I walked in the door and spotted him immediately: a tall, dark and handsome man. In fact, he was the most handsome man at the party which meant I would definitely not be talking to him. Too scary.
So I found two people I recognized and sat down and spoke with them. Soon the hosts invited me to join them in the kitchen to try some homemade limoncello. People were leaving and I started to feel more at ease. Soon it whittled down to six people: the couple we were there to celebrate, the couple I knew, the handsome guy and myself.
My hostess asked me to share my Oprah story, how I was on The Oprah Winfrey Show with my first book, 40 Over 40. It’s a story of thrills, chills, and laughs with lots of poignant family vignettes thrown in. I felt the handsome guy looking at me and listening.
When I hit the end of the story it was a natural time to make a move to the door. Everyone seemed to line up making it efficient to say goodbye.
I had a kiss and a hug for my host and hostess, a kiss and a hug to the couple I knew already, and then there was handsome guy. What was I to do? I hadn’t spoken a word to him all night but here we were face-to-face.
Oh heck, I decided. It’s New Year’s Day, just give him a kiss and a hug and be done with it. You’ll never see him again anyway.
So I did. A kiss and a hug. Easy peasy.
But here’s the thing. There was so much electricity between us. I felt it. I thought it was my secret but then I knew he felt it too because he leaned back and said to me, “What just happened?”

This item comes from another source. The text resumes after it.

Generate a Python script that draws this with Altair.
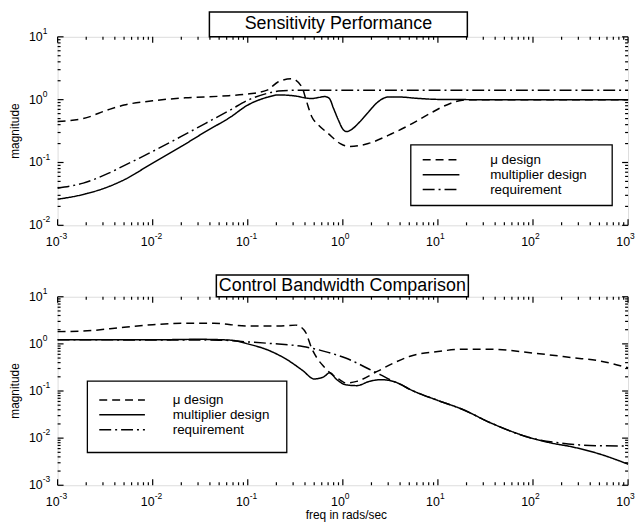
import altair as alt
import pandas as pd

FONT = "Liberation Sans"

# ---------------- data ----------------
series_names = ["μ design", "multiplier design", "requirement"]
dash_styles = [[8, 5], [1, 0], [12, 4, 2, 4]]

# Sensitivity Performance
top_mu_f = [1e-3, 1.86e-3, 3.4e-3, 5e-3, 1e-2, 2.2e-2, 5.4e-2, 0.1, 0.16, 0.21, 0.29, 0.37, 0.41, 0.47,
            0.55, 0.7, 0.94, 1.15, 1.85, 3.0, 5.1, 8.2, 13.5, 18, 22, 100, 1000]
top_mu_m = [0.45, 0.50, 0.69, 0.82, 0.96, 1.07, 1.14, 1.23, 1.42, 1.93, 2.15, 1.6, 1.0, 0.54,
            0.40, 0.29, 0.20, 0.18, 0.20, 0.27, 0.40, 0.60, 0.87, 0.98, 1.0, 1.0, 1.0]

top_mult_f = [1e-3, 1.86e-3, 3.4e-3, 5e-3, 1e-2, 2e-2, 3.6e-2, 6.6e-2, 0.1, 0.16, 0.21, 0.32, 0.43, 0.47,
              0.55, 0.65, 0.72, 0.8, 0.9, 1.0, 1.1, 1.25, 1.5, 1.8, 2.3, 3.0, 4.0, 6.0, 10, 30, 1000]
top_mult_m = [0.026, 0.031, 0.041, 0.053, 0.098, 0.18, 0.31, 0.53, 0.82, 1.09, 1.19, 1.14, 1.05, 1.04,
              1.08, 1.12, 1.05, 0.72, 0.47, 0.34, 0.31, 0.34, 0.44, 0.60, 0.90, 1.10, 1.10, 1.05, 1.01, 1.0, 1.0]

top_req_f = [1e-3, 1.86e-3, 3.4e-3, 5e-3, 1e-2, 2e-2, 3.6e-2, 6.6e-2, 0.1, 0.16, 0.21, 0.3, 1000]
top_req_m = [0.039, 0.047, 0.067, 0.089, 0.15, 0.26, 0.42, 0.69, 0.98, 1.26, 1.37, 1.41, 1.41]

# Control Bandwidth Comparison
bot_mu_f = [1e-3, 1.86e-3, 5e-3, 1e-2, 2.2e-2, 4.4e-2, 0.1, 0.21, 0.32, 0.36, 0.41, 0.47, 0.55, 0.63,
            0.78, 0.94, 1.07, 1.4, 2.3, 3.4, 5, 10, 19, 36, 100, 260, 520, 1000]
bot_mu_m = [1.82, 1.87, 2.25, 2.55, 2.73, 2.73, 2.4, 2.4, 2.5, 2.3, 1.7, 0.81, 0.46, 0.33,
            0.22, 0.17, 0.148, 0.16, 0.26, 0.39, 0.54, 0.69, 0.77, 0.77, 0.64, 0.51, 0.43, 0.31]

bot_mult_f = [1e-3, 1e-2, 3e-2, 6.6e-2, 0.1, 0.16, 0.26, 0.38, 0.5, 0.63, 0.73, 0.85, 1.07, 1.4, 1.9,
              2.5, 3.4, 4.0, 5, 10, 18, 36, 100, 150, 260, 520, 1000]
bot_mult_m = [1.22, 1.22, 1.25, 1.2, 1.0, 0.75, 0.46, 0.27, 0.18, 0.2, 0.245, 0.18, 0.136, 0.13, 0.16,
              0.174, 0.16, 0.14, 0.11, 0.063, 0.041, 0.021, 0.0098, 0.008, 0.0065, 0.0045, 0.0028]

bot_req_f = [1e-3, 5e-2, 0.1, 0.21, 0.38, 0.7, 1.07, 1.9, 2.5, 3.2, 4.0, 5, 10, 18, 36, 100, 200, 300, 500, 1000]
bot_req_m = [1.22, 1.2, 1.1, 0.99, 0.88, 0.66, 0.5, 0.29, 0.22, 0.17, 0.14, 0.11, 0.063, 0.041, 0.021,
             0.0098, 0.0078, 0.0072, 0.0069, 0.0068]

x_decades = [1e-3, 1e-2, 1e-1, 1e0, 1e1, 1e2, 1e3]
x_exps = ["-3", "-2", "-1", "0", "1", "2", "3"]
top_y_decades = [1e-2, 1e-1, 1e0, 1e1]
top_y_exps = ["-2", "-1", "0", "1"]
bot_y_decades = [1e-3, 1e-2, 1e-1, 1e0, 1e1]
bot_y_exps = ["-3", "-2", "-1", "0", "1"]

W, H = 575, 190
LW = 1.5


def minor(decs):
    return [k * d for d in decs[:-1] for k in range(2, 10)]


def long_df(pairs):
    rows = []
    for name, fs, ms in pairs:
        for f, m in zip(fs, ms):
            rows.append({"f": f, "m": m, "series": name})
    return pd.DataFrame(rows)


def panel(title, title_x, title_h, df, ydec, yexp, ydomain, legend_box, legend_rows,
          sample_x, text_x, show_xlabel):
    xs = alt.Scale(type="log", domain=[1e-3, 1e3], nice=False)
    ys = alt.Scale(type="log", domain=ydomain, nice=False)
    one = pd.DataFrame({"a": [0]})

    lines = alt.Chart(df).mark_line(color="black", strokeWidth=LW, interpolate="monotone").encode(
        x=alt.X("f:Q", scale=xs, axis=None),
        y=alt.Y("m:Q", scale=ys, axis=None),
        strokeDash=alt.StrokeDash("series:N", scale=alt.Scale(domain=series_names, range=dash_styles),
                                  legend=None),
        detail="series:N",
    )

    xmaj = pd.DataFrame({"v": x_decades, "e": x_exps})
    xmin = pd.DataFrame({"v": minor(x_decades)})
    ymaj = pd.DataFrame({"v": ydec, "e": yexp})
    ymin = pd.DataFrame({"v": minor(ydec)})

    layers = [lines]
    for dfv, ln in ((xmaj, 6), (xmin, 3)):
        base = alt.Chart(dfv).mark_rule(color="black", strokeWidth=1.2)
        layers.append(base.encode(x=alt.X("v:Q", scale=xs, axis=None), y=alt.value(H), y2=alt.value(H - ln)))
        layers.append(base.encode(x=alt.X("v:Q", scale=xs, axis=None), y=alt.value(0), y2=alt.value(ln)))
    for dfv, ln in ((ymaj, 6), (ymin, 3)):
        base = alt.Chart(dfv).mark_rule(color="black", strokeWidth=1.2)
        layers.append(base.encode(y=alt.Y("v:Q", scale=ys, axis=None), x=alt.value(0), x2=alt.value(ln)))
        layers.append(base.encode(y=alt.Y("v:Q", scale=ys, axis=None), x=alt.value(W), x2=alt.value(W - ln)))

    # tick labels 10^e
    layers.append(alt.Chart(xmaj).mark_text(text="10", align="right", baseline="middle", fontSize=12.5,
                                            font=FONT, dx=2).encode(
        x=alt.X("v:Q", scale=xs, axis=None), y=alt.value(H + 17)))
    layers.append(alt.Chart(xmaj).mark_text(align="left", baseline="middle", fontSize=8.5,
                                            font=FONT, dx=2, dy=-6).encode(
        x=alt.X("v:Q", scale=xs, axis=None), y=alt.value(H + 17), text="e:N"))
    layers.append(alt.Chart(ymaj).mark_text(text="10", align="right", baseline="middle", fontSize=12.5,
                                            font=FONT).encode(
        y=alt.Y("v:Q", scale=ys, axis=None), x=alt.value(-15)))
    layers.append(alt.Chart(ymaj).mark_text(align="left", baseline="middle", fontSize=8.5,
                                            font=FONT, dy=-6).encode(
        y=alt.Y("v:Q", scale=ys, axis=None), x=alt.value(-15), text="e:N"))

    # y title
    layers.append(alt.Chart(one).mark_text(text="magnitude", angle=270, fontSize=12, font=FONT,
                                           baseline="middle").encode(x=alt.value(-43), y=alt.value(H / 2)))
    if show_xlabel:
        layers.append(alt.Chart(one).mark_text(text="freq in rads/sec", fontSize=12, font=FONT,
                                               baseline="middle").encode(x=alt.value(291), y=alt.value(H + 30)))

    # title box
    layers.append(alt.Chart(one).mark_rect(fill="white", stroke="black", strokeWidth=1.5).encode(
        x=alt.value(title_x[0]), x2=alt.value(title_x[1]), y=alt.value(-title_h), y2=alt.value(0)))
    layers.append(alt.Chart(one).mark_text(text=title, fontSize=18, font=FONT, baseline="middle").encode(
        x=alt.value((title_x[0] + title_x[1]) / 2), y=alt.value(-title_h / 2)))

    # legend box
    bx0, bx1, by0, by1 = legend_box
    layers.append(alt.Chart(one).mark_rect(fill="white", stroke="black", strokeWidth=1.3).encode(
        x=alt.value(bx0), x2=alt.value(bx1), y=alt.value(by0), y2=alt.value(by1)))
    for name, dash, ry in zip(series_names, dash_styles, legend_rows):
        layers.append(alt.Chart(one).mark_rule(color="black", strokeWidth=LW, strokeDash=dash).encode(
            x=alt.value(sample_x[0]), x2=alt.value(sample_x[1]), y=alt.value(ry)))
        layers.append(alt.Chart(one).mark_text(text=name, align="left", baseline="middle", fontSize=13.5,
                                               font=FONT).encode(x=alt.value(text_x), y=alt.value(ry)))

    return alt.layer(*layers).properties(width=W, height=H)


top_df = long_df([(series_names[0], top_mu_f, top_mu_m),
                  (series_names[1], top_mult_f, top_mult_m),
                  (series_names[2], top_req_f, top_req_m)])
bot_df = long_df([(series_names[0], bot_mu_f, bot_mu_m),
                  (series_names[1], bot_mult_f, bot_mult_m),
                  (series_names[2], bot_req_f, bot_req_m)])

top = panel("Sensitivity Performance", (153, 413), 25, top_df, top_y_decades, top_y_exps, [1e-2, 1e1],
            (356, 559, 109, 170), (124, 139, 154), (368, 405), 436, False)
bot = panel("Control Bandwidth Comparison", (160, 414), 22, bot_df, bot_y_decades, bot_y_exps, [1e-3, 1e1],
            (30, 231, 85, 157), (104, 119, 134), (42, 88), 116, True)

chart = alt.vconcat(top, bot, spacing=72, bounds="flush").properties(
    padding={"left": 0, "top": 0, "right": 0, "bottom": 0}
).configure_view(stroke="black", strokeWidth=1.6).configure(background="white")

chart.save("out.html", embed_options={"renderer": "svg", "actions": False})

I could find no words so I said nothing and headed out the door.
My friends said, “Brenda, do you need a ride to your car?” “No,” I said. “I’m just parked down the hill. I can walk.” Behind me I heard handsome guy say, “I’ll walk you to your car.”
He walked me to my car and we stood in the drizzle for two hours, talking. He was fun, smart, and available. I thought his name was Ross but he corrected me. It was Russ.
It was time to head home. Before I left he said he’d follow the single guy rule book and call me in two days and ask me out.
I suddenly got anxious. I’d only known this guy for two hours! “Oh, I don’t date,” I said.
“How about this,” he said. “I’ll call you and we’ll meet at a bookstore. The first thing we’ll do is kiss and hug because we know how to do that. And then we’ll sit down and see if we can string a few sentences together. Okay?”
He called me in two days and had a plan. I agreed to it.
We met at the Book Depot in Mill Valley about a week later. We greeted each other with a kiss and a hug, got coffees, sat down and strung dozens of sentences together.
And now we’ve strung thirteen years together. Tonight I’ll go to the movies with Russ and tomorrow morning we’ll go to breakfast at Boonfly, like we’ve done the last ten years, and celebrate the amazingly great thing that happened to us: finding each other.
Moving ever closer to 2015, I know that everything is possible. I pray for the strength to face the bad things and the grace to accept the good things.
May your year be rich with blessings and the strength you need to face the hard times too.
Blessed Assurance, Jesus is Mine was written in 1873 by Fanny Crosby. The last verse goes like this:
Perfect submission, all is at rest
I in my Savior am happy and blest
Watching and waiting, looking above
Filled with His goodness, lost in His love.